Let me show you something practical for API work. JWT tokens have three base64url-encoded sections separated by dots. If you want to extract just the header section without splitting:

# Extract everything between start and first dot
^[^.]+

But what if you want to extract the payload — the middle section — using lookarounds?

# Match the payload between first and second dot
(?<=\.)([^.]+)(?=\.)

The lookbehind ensures there's a dot before our match, the lookahead ensures there's a dot after. The dots aren't captured — you get only the payload section directly.
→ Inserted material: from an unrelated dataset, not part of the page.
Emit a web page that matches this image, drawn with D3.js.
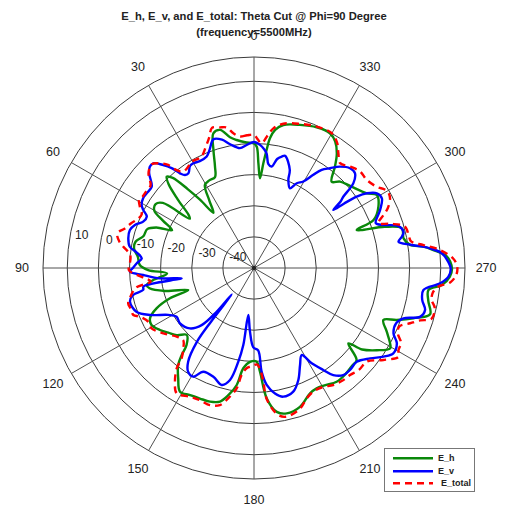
<!DOCTYPE html>
<html><head><meta charset="utf-8">
<script src="https://cdn.jsdelivr.net/npm/d3@7"></script>
<style>html,body{margin:0;padding:0;background:#fff;} svg{display:block;font-family:"Liberation Sans",Arial,sans-serif;}</style>
</head><body><svg id="c" width="507" height="514"></svg>
<script>
// ---- data ----
const titleLines = ["E_h, E_v, and E_total: Theta Cut @ Phi=90 Degree", "(frequency=5500MHz)"];
const angleTicks = [0,30,60,90,120,150,180,210,240,270,300,330];
const ringTicks = [-40,-30,-20,-10,0,10];
const rLimits = [-50, 17.8];
const seriesNames = ["E_h","E_v","E_total"];

const ehTheta = [0,4,7.7,10.4,13.8,16.8,19,21,23.2,27,30.6,33.5,36.3,38.3,40,42,43.7,45.5,48,51,52.5,54.5,57,60,62.5,65.2,67.5,70,74,77.5,81,84.5,88.5,91.1,93.6,96.8,99,101,104.5,108.5,109.8,112.5,115.8,119.1,123.4,127,131,134.9,138.8,140.3,142,145.5,149.1,153.3,157.5,161.8,165.7,168.6,171.6,173.9,177.6,181.6,183.3,185.6,189,192.7,198.3,204.1,207.5,211,216,221,225,228.1,231.4,233,236.2,239.4,241,244.4,248.1,250,252.5,255.3,259.3,262.8,264.8,267.5,269.9,273.4,275.7,277.2,278.4,281.2,285,287.5,290.3,291.9,296.3,300.8,303.5,310.5,315.1,318,321.4,324.2,327.3,330.6,336,342.2,348.4,351.3,353,353.9,354.9,356.2,357.6,358.7];
const ehDb = [-10,-9.5,-8.5,-7.3,-4.3,-4.8,-10,-15,-18.2,-18.4,-19,-24,-28,-22,-17,-11,-9.4,-11.5,-17,-23,-24,-14,-12.3,-13,-17,-21,-16,-13.5,-13,-11,-11,-12.5,-13.3,-16,-22,-17.4,-15.1,-15.8,-20.5,-27.7,-21.3,-16.1,-12.9,-12.3,-13.8,-15.5,-17.1,-19.5,-17.1,-13.6,-10.4,-7,-3.7,-4.3,-4.6,-4.8,-5.7,-8.3,-12,-17.6,-19.8,-19.9,-16.6,-7.9,-3.2,-2.1,-3,-5.9,-6.4,-6,-4.8,-5,-5.5,-5.7,-11.2,-6.5,-2.5,0.8,0,-2.7,-5.2,-1.2,3.7,8.5,7,6.5,10.6,13,13.6,12.1,7.9,4.9,0.7,-1,-0.8,-6,-14.8,-8.6,-5.4,-4.1,-6.5,-9.4,-10.8,-12.7,-8.3,-4.5,-1.7,-0.3,-0.5,-1.7,-3.1,-5.1,-8,-11.8,-16.2,-21.1,-16.3,-11];

const evTheta = [0,3.4,6.7,10.9,14,17.4,20.7,23,26.9,30.1,32.1,34.7,36.6,38,39.5,41.4,43.9,45.8,47.9,51.5,55.2,57.8,60.7,62.3,64.4,67.3,70.1,73,76.7,80.3,82.5,85.1,87.7,90.1,91.7,93.6,96.3,98.1,99.5,101.2,102.6,105.2,110.4,114.3,118.7,122.2,126.8,133.3,137.5,139.5,139.9,141.3,142.3,144.9,147.6,150.8,153.9,159.5,164.6,167.9,170.5,172.1,173.1,176.4,179.5,182.9,184.2,186.2,189.5,192.8,197.6,201.6,205.4,208.7,211.2,214.2,216.5,219.8,223.3,227.6,232.1,235.6,238.5,242.2,244.9,248.8,251.4,253.6,256.2,259.3,262.6,265.3,267.4,269.9,272.6,274.5,276.4,278.3,280.3,282,283.5,286.2,288.4,290.2,294.7,298.6,301.3,303.5,304.8,305.6,306.2,307.5,308.6,310.5,313.2,316.1,319.7,322.7,325.4,327.5,330.3,333.2,335.7,338.7,340,344.5,346,348,350.1,352.1,353.7,355,357.2];
const evDb = [-9.5,-10.4,-11.2,-9.5,-7.5,-6.6,-9.5,-11.1,-11.5,-11.1,-11.3,-13,-12.8,-11.4,-8.4,-5.9,-3.3,-3.3,-4.6,-8,-8,-7.9,-8.6,-9.8,-11.8,-11.4,-9.3,-8.3,-8.5,-9.5,-12,-13.8,-12.3,-11,-10.1,-14.3,-19.6,-26.5,-14,-13.7,-10.2,-8.7,-9.7,-13.3,-18.6,-20.6,-20.3,-21.7,-25.1,-31.5,-38.9,-28,-20,-13.2,-10.5,-10,-12.9,-12.7,-11,-13.2,-19.5,-25,-34.8,-29.5,-24.5,-23.5,-16.6,-12.2,-9.1,-7.6,-8.3,-11.3,-15.5,-18.1,-14.2,-10.4,-7.2,-5.2,-5,-5.3,-2.7,0.4,2.5,1.9,-0.5,-1,0.7,5.6,6.6,5,4.9,10,12.5,13.2,12,10.5,6.9,1.3,-2.8,-1.4,-0.6,-1.7,-6.2,-8.3,-5.4,-3.2,-3.8,-6.5,-9.8,-14.5,-18.4,-15,-13.3,-8,-5.5,-5.5,-7.3,-9.7,-11.7,-14.5,-18,-19.5,-21.9,-19.6,-16.4,-12.6,-13.1,-14.2,-16.9,-16.3,-13,-11.8,-10.4];

const etTheta = [0,3,6.1,8.7,11,13.6,16.7,18.9,21.6,25.5,30.4,33.8,36.5,38.3,39.8,41.9,44.6,48,51.5,55,57.2,59.1,62,64.5,67,70,73,75.8,78.9,80.7,84,87.8,91,93.5,95.5,97.5,99.5,102.6,105.7,108.5,111.3,113.1,117,120.5,125.8,131.6,135.6,138.8,141.3,142.4,145.2,148.3,153.6,157.8,162.2,166,168.8,171.8,173.4,175.8,179.6,181.6,183.4,184.7,185.6,189.4,192.4,198.2,202,205.9,210,214.1,218,221.9,226,230.3,234.6,238.4,240.4,243,245.5,248,250.5,252.5,254,257.5,259.8,262.2,264.2,265.8,268,270.4,272.8,275.5,277.7,279.6,281.7,285.3,288,289.8,292.3,294,297.1,299.5,301,303.5,308,312.3,316.5,320.6,323.7,326.3,330,336.1,342.3,348.5,352.1,354,356.5,358.5];
const etDb = [-7.2,-7.3,-7.5,-6.2,-4,-3.5,-3,-5.6,-8,-10.5,-10.4,-11.4,-11.5,-9.9,-6.9,-4.8,-3.2,-4.4,-7.5,-7.5,-7.5,-7,-8.5,-10,-9.5,-8,-6.6,-4.7,-5.9,-7.4,-10,-10.1,-9.8,-12.5,-15,-16.5,-11.5,-9.5,-8,-8.3,-8.4,-10.1,-11.9,-11.8,-14.1,-16.8,-17.5,-15.5,-12.8,-9.3,-5.5,-2.7,-3.8,-4.1,-3.7,-4.6,-7.3,-10.9,-15.4,-17.7,-18.6,-19,-17.5,-13.3,-7.5,-2.1,-1.1,-2.5,-4.8,-6,-5.8,-4.6,-4,-3.8,-3,-2.9,1,4.5,3.4,3,0.8,0.3,3.2,6,9.3,9.5,8,8,9.5,13.2,15,15.3,14,10.1,5,1.2,0.8,0.3,-4,-7.5,-5,-3,-0.9,-0.5,-1,-2.7,-4,-3.9,-5.1,-6.4,-4.2,-1.8,0,-0.3,-1.4,-2.7,-4.7,-7,-9.8,-8.5];

// ---- drawing ----
const W = 507, H = 514, cx = 254, cy = 268, R = 211;
const svg = d3.select("#c");
svg.append("rect").attr("width", W).attr("height", H).attr("fill", "#fff");

const r = d3.scaleLinear().domain(rLimits).range([0, R]);
const rad = d => d * Math.PI / 180;
const g = svg.append("g").attr("transform", `translate(${cx},${cy})`);

// rings
const ringVals = ringTicks.concat([rLimits[1]]);
g.selectAll("circle.ring").data(ringVals).join("circle")
  .attr("r", d => r(d)).attr("fill", "none").attr("stroke", "#3a3a3a").attr("stroke-width", 1);

// spokes
g.selectAll("line.spoke").data(angleTicks).join("line")
  .attr("x1", 0).attr("y1", 0)
  .attr("x2", d => -R * Math.sin(rad(d))).attr("y2", d => -R * Math.cos(rad(d)))
  .attr("stroke", "#505050").attr("stroke-width", 1);

// angle labels
g.selectAll("text.ang").data(angleTicks).join("text")
  .attr("x", d => -1.1 * R * Math.sin(rad(d)))
  .attr("y", d => -1.1 * R * Math.cos(rad(d)))
  .attr("dy", "0.35em").attr("text-anchor", "middle")
  .attr("font-size", "12.5px").attr("fill", "#222").text(d => d);

// radial labels
g.selectAll("text.rl").data(ringTicks).join("text")
  .attr("x", d => -r(d) * Math.sin(rad(82)) + 6)
  .attr("y", d => -r(d) * Math.cos(rad(82)) - 7)
  .attr("dy", "0.35em").attr("text-anchor", "start")
  .attr("font-size", "12px").attr("fill", "#222").text(d => d);

// center dot
g.append("circle").attr("r", 2.2).attr("fill", "#222");

const line = d3.lineRadial()
  .angle(d => -rad(d[0]))
  .radius(d => r(d[1]))
  .curve(d3.curveCatmullRomClosed.alpha(0.5));

const zip = (a, b) => a.map((t, i) => [t, b[i]]);
const series = [
  {name: seriesNames[0], pts: zip(ehTheta, ehDb), color: "#0a880a", dash: null},
  {name: seriesNames[1], pts: zip(evTheta, evDb), color: "#0000ff", dash: null},
  {name: seriesNames[2], pts: zip(etTheta, etDb), color: "#ff0000", dash: "7,5"}
];
series.forEach(s => {
  g.append("path").attr("d", line(s.pts)).attr("fill", "none")
    .attr("stroke", s.color).attr("stroke-width", 2.4)
    .attr("stroke-linejoin", "round")
    .attr("stroke-dasharray", s.dash);
});

// title
svg.selectAll("text.title").data(titleLines).join("text")
  .attr("x", 254).attr("y", (d, i) => 19.6 + i * 16.6)
  .attr("text-anchor", "middle").attr("font-size", "11.2px").attr("font-weight", "bold")
  .attr("fill", "#222").text(d => d);

// legend
const lg = svg.append("g");
lg.append("rect").attr("x", 384.5).attr("y", 448.5).attr("width", 90).attr("height", 43)
  .attr("fill", "#fff").attr("stroke", "#777").attr("stroke-width", 1);
const ly = [458.3, 471.2, 483.3];
const lx = [438, 438, 441];
series.forEach((s, i) => {
  lg.append("line").attr("x1", 393).attr("x2", 433).attr("y1", ly[i]).attr("y2", ly[i])
    .attr("stroke", s.color).attr("stroke-width", 2.4).attr("stroke-dasharray", s.dash);
  lg.append("text").attr("x", lx[i]).attr("y", ly[i]).attr("dy", "0.35em")
    .attr("font-size", "9px").attr("font-weight", "bold").attr("fill", "#222").text(s.name);
});
</script>
</body></html>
Test this against "eyJhbGciOiJIUzI1NiJ9.eyJzdWIiOiJ1c2VyMTIzIn0.SIG" and you'll extract the middle segment cleanly.

Debugging Lookaheads When They Fail

The most common reason a lookahead fails silently is a misplaced anchor. This pattern looks right but doesn't work:

# WRONG — the lookahead fires AFTER consuming all digits
\d+$(?=.*[a-z])

By the time the engine reaches $, it's at the end of the string — there's nothing left for .*[a-z] to match. The lookahead must fire from a position where it can actually look forward.

When debugging, remove the rest of the pattern and test the lookahead alone anchored at start:

# Test your lookahead in isolation
^(?=.*[a-z])

If that matches your test string, the condition logic is correct. Then add other components back one at a time. Regex101.com is invaluable here — the debugger shows exactly which part of the engine is backtracking and why an assertion fails.

Summary: When to Reach for Lookaheads vs. Alternatives

Use lookaheads and lookbehinds when:

You need to match something based on context but don't want that context in your match result
You're stacking multiple independent conditions on the same input position (password rules, input validation)
You're working in an environment where capture groups are awkward (grep, editor find-replace)

Don't use them when:

A simple capture group would be clearer and equally efficient
The pattern would need variable-length lookbehind in an engine that doesn't support it
You're trying to match overlapping patterns in sequence — that's a different problem requiring a different tool

Zero-width assertions are not magic. They're precise tools for precise problems. Once you internalize that they peek without consuming and fire from the current position independently, the mental model clicks and the headache mostly goes away. The before/after gap in your patterns will close quickly.